Note-se, porém, que se as condições se agravam no sentido do alastramento da mendicidade, de que são exemplo múltiplas medidas legislativas repressivas, sinónimo, em última instância, não só da continuidade como da sua ineficácia no controlo duma realidade de implicações profundas, tal não supõe a sua inocuidade                noutros períodos.

Tem havido demasiadas crises em Portugal, sempre ou quase sempre ligadas ao liberalismo capitalista e ao desprezo a que são lançados os cidadãos menos favorecidos, a que muito poucos ligam importância e se desdobram em tentativas de os auxiliar como podem e ou sabem, perante a uma mais que estranha apatia por parte das autoridades governativas.

Assistimos a uma hipertrofia nacional, em que a busca de emprego se torna já numa verdadeira utopia, devido a que se tenha perdido a consciência sobretudo a relacionada com os mais pobres e carentes, valendo muito certas movimentações de solidariedade por parte de certos estratos sociais, que nem são os mais abastados, que esses se tornam cada vez mais agarrados aos seus haveres, criticando tudo e todos os que dedicam parte dos seus bens e o seu tempo a prestar auxílio aos marginalizados por uma sociedade acéfala e egoísta.

Durante anos cultivou-se o individualismo, através de contratos de trabalho que antes eram colectivos, começou a olhar-se cada vez mais para o próprio umbigo e a olhar para o outro lado quando surgia alguém de mão estendida ou a dizer ter fome.
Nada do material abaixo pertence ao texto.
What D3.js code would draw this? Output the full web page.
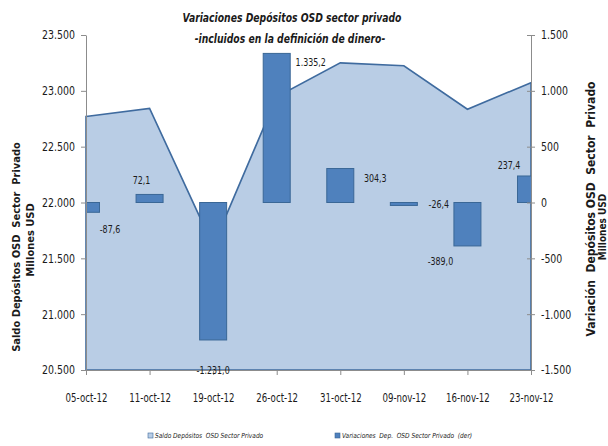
<!DOCTYPE html>
<html><head><meta charset="utf-8">
<script src="https://cdn.jsdelivr.net/npm/d3@7"></script>
<style>
body{margin:0;background:#fff}
svg{display:block}
text{font-family:"DejaVu Sans Condensed","DejaVu Sans",sans-serif;fill:#1a1a1a}
</style>
</head><body>
<svg id="c" width="608" height="446"></svg>
<script>
const categories = ["05-oct-12","11-oct-12","19-oct-12","26-oct-12","31-oct-12","09-nov-12","16-nov-12","23-nov-12"];
const saldo = [22770.0, 22842.1, 21611.1, 22946.3, 23250.6, 23224.2, 22835.2, 23072.6];
const variacion = [-87.6, 72.1, -1231.0, 1335.2, 304.3, -26.4, -389.0, 237.4];
const leftTicks = [20500, 21000, 21500, 22000, 22500, 23000, 23500];
const rightTicks = [-1500, -1000, -500, 0, 500, 1000, 1500];
const titleLines = ["Variaciones Depósitos OSD sector privado", "-incluidos en la definición de dinero-"];
const leftTitle = ["Saldo Depósitos OSD  Sector  Privado", "Millones USD"];
const rightTitle = ["Variación  Depósitos OSD  Sector  Privado", "Millones USD"];
const legendLabels = ["Saldo Depósitos  OSD Sector Privado", "Variaciones  Dep.  OSD Sector Privado  (der)"];

// label offsets (px) relative to bar end
const labelOffsets = [[24,17],[-8,-14],[0,30],[34,9],[35,10],[35,-1],[-27,15],[-22,-11]];

const locale = d3.formatLocale({decimal:",", thousands:".", grouping:[3], currency:["",""], minus:"-"});
const fmtTick = locale.format(",.0f");
const fmtVal = locale.format(",.1f");

// emulate a narrow (Calibri-like) face by compressing glyphs horizontally
function condense(sel, f){
  sel.each(function(){
    const w = this.getComputedTextLength();
    this.setAttribute("textLength", (w*f).toFixed(1));
    this.setAttribute("lengthAdjust","spacingAndGlyphs");
  });
}

const svg = d3.select("#c");
const L = 86, R = 531, T = 35, B = 370;

const x = d3.scalePoint().domain(categories).range([L, R]);
const yL = d3.scaleLinear().domain([20500, 23500]).range([B, T]);
const yR = d3.scaleLinear().domain([-1500, 1500]).range([B, T]);

const lineColor = "#3f6b9f";
const areaFill = "#b9cde5";
const barFill = "#4f81bd";
const barStroke = "#3a6796";
const axisColor = "#8c8c8c";

svg.append("defs").append("clipPath").attr("id","plot")
  .append("rect").attr("x",L).attr("y",T-2).attr("width",R-L).attr("height",B-T+4);

const g = svg.append("g");

// Area
const area = d3.area().x((d,i)=>x(categories[i])).y0(yL(20500)).y1(d=>yL(d));
g.append("path").datum(saldo).attr("d", area)
  .attr("fill", areaFill).attr("stroke", lineColor).attr("stroke-width", 1.6).attr("stroke-linejoin","miter");

// Bars
const bw = 27;
g.append("g").attr("clip-path","url(#plot)").selectAll("rect").data(variacion).join("rect")
  .attr("x",(d,i)=>x(categories[i]) - bw/2)
  .attr("y",d=>yR(Math.max(0,d)))
  .attr("width",bw)
  .attr("height",d=>Math.abs(yR(d)-yR(0)))
  .attr("fill",barFill).attr("stroke",barStroke).attr("stroke-width",1);

// Left axis
const la = svg.append("g").attr("transform",`translate(${L},0)`)
  .call(d3.axisLeft(yL).tickValues(leftTicks).tickFormat(fmtTick).tickSizeInner(5).tickSizeOuter(0).tickPadding(6));
la.select(".domain").attr("stroke",axisColor);
la.selectAll(".tick line").attr("stroke",axisColor);
la.selectAll("text").style("font-size","12px").attr("fill","#1a1a1a").call(condense,0.87);

// Right axis
const ra = svg.append("g").attr("transform",`translate(${R},0)`)
  .call(d3.axisRight(yR).tickValues(rightTicks).tickFormat(fmtTick).tickSizeInner(4).tickSizeOuter(0).tickPadding(6));
ra.select(".domain").attr("stroke",axisColor);
ra.selectAll(".tick line").attr("stroke",axisColor).attr("x1",-4);
ra.selectAll("text").style("font-size","12px").attr("fill","#1a1a1a").call(condense,0.87);

// Bottom axis
const ba = svg.append("g").attr("transform",`translate(0,${B})`)
  .call(d3.axisBottom(x).tickSizeInner(5).tickSizeOuter(0).tickPadding(18));
ba.select(".domain").attr("stroke",axisColor);
ba.selectAll(".tick line").attr("stroke",axisColor);
ba.selectAll("text").style("font-size","12px").attr("fill","#1a1a1a").call(condense,0.8);

// Value labels
svg.append("g").selectAll("text").data(variacion).join("text")
  .attr("x",(d,i)=>x(categories[i]) + labelOffsets[i][0])
  .attr("y",(d,i)=>yR(d) + labelOffsets[i][1])
  .attr("text-anchor","middle").attr("dy","0.35em")
  .style("font-size","11px")
  .text(d=>fmtVal(d))
  .call(condense,0.8);

// Title
svg.append("g").selectAll("text").data(titleLines).join("text")
  .attr("x",(d,i)=> i===0 ? 292 : 290)
  .attr("y",(d,i)=> i===0 ? 17 : 38)
  .attr("dy","0.35em").attr("text-anchor","middle")
  .style("font-size","13px").style("font-weight","bold").style("font-style","italic")
  .text(d=>d)
  .call(condense,0.79);

// Left axis title
const lt = svg.append("g");
lt.append("text").attr("transform","translate(16,247) rotate(-90)").attr("text-anchor","middle").attr("dy","0.35em")
  .style("font-size","11px").style("font-weight","bold").style("white-space","pre").text(leftTitle[0]);
lt.append("text").attr("transform","translate(30,240) rotate(-90)").attr("text-anchor","middle").attr("dy","0.35em")
  .style("font-size","11px").style("font-weight","bold").text(leftTitle[1]);

// Right axis title
const rt = svg.append("g");
rt.append("text").attr("transform","translate(591,209) rotate(-90)").attr("text-anchor","middle").attr("dy","0.35em")
  .style("font-size","12px").style("font-weight","bold").style("white-space","pre").text(rightTitle[0]);
rt.append("text").attr("transform","translate(602,227) rotate(-90)").attr("text-anchor","middle").attr("dy","0.35em")
  .style("font-size","10px").style("font-weight","bold").text(rightTitle[1]);

// Legend
const leg = svg.append("g").attr("transform","translate(0,436)");
const legX = [148, 335];
legendLabels.forEach((lab,i)=>{
  leg.append("rect").attr("x",legX[i]).attr("y",-3).attr("width",5).attr("height",5)
    .attr("fill", i===0 ? areaFill : barFill).attr("stroke", i===0 ? lineColor : barStroke).attr("stroke-width",0.6);
  leg.append("text").attr("x",legX[i]+7).attr("y",0).attr("dy","0.35em")
    .style("font-size","7px").style("font-style","italic").style("white-space","pre").attr("fill","#333").text(lab)
    .call(condense,0.93);
});
</script>
</body></html>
Por vezes, vestidos de andrajos e de certo modo dependentes de hidrofobia grave, completamente explicada pela pose da única roupa que lhes cobre os esqueléticos corpos, rejeitados por todos e só lembrados em tempo pré-eleitoral, a quem se recusa uma esmola, pela simples razão de que «se desconhece em que irá aplicar os cinquenta cêntimos que lhes dariam», como se no meio disto tudo nõ fosse a intenção de ajudar o seu semelhante o mais importante.

Na sua tendência económica regressiva, devido aos açambarcamentos de capital e de transferências para os designados paraísos fiscais pelos mais ricos e poderosos, Portugal está hoje a braços com uma enorme quantidade de pessoas que se vêm obrigadas a recorrer à mendicidade na tentativa de satisfazerem algum dos mais elementares direitos humanos, como a fome.

Depois ainda,alguns falam – e não são gagos – de equidade e de mais justiç social – como se se tratasse dum  qualquer produto que se adquirisse num supermercado.

Quão bem fariam em manter-se calados, o que evitaria a exibição de tamanhas hipocrisias que, vindas de lá de cima, só podem ficar mal.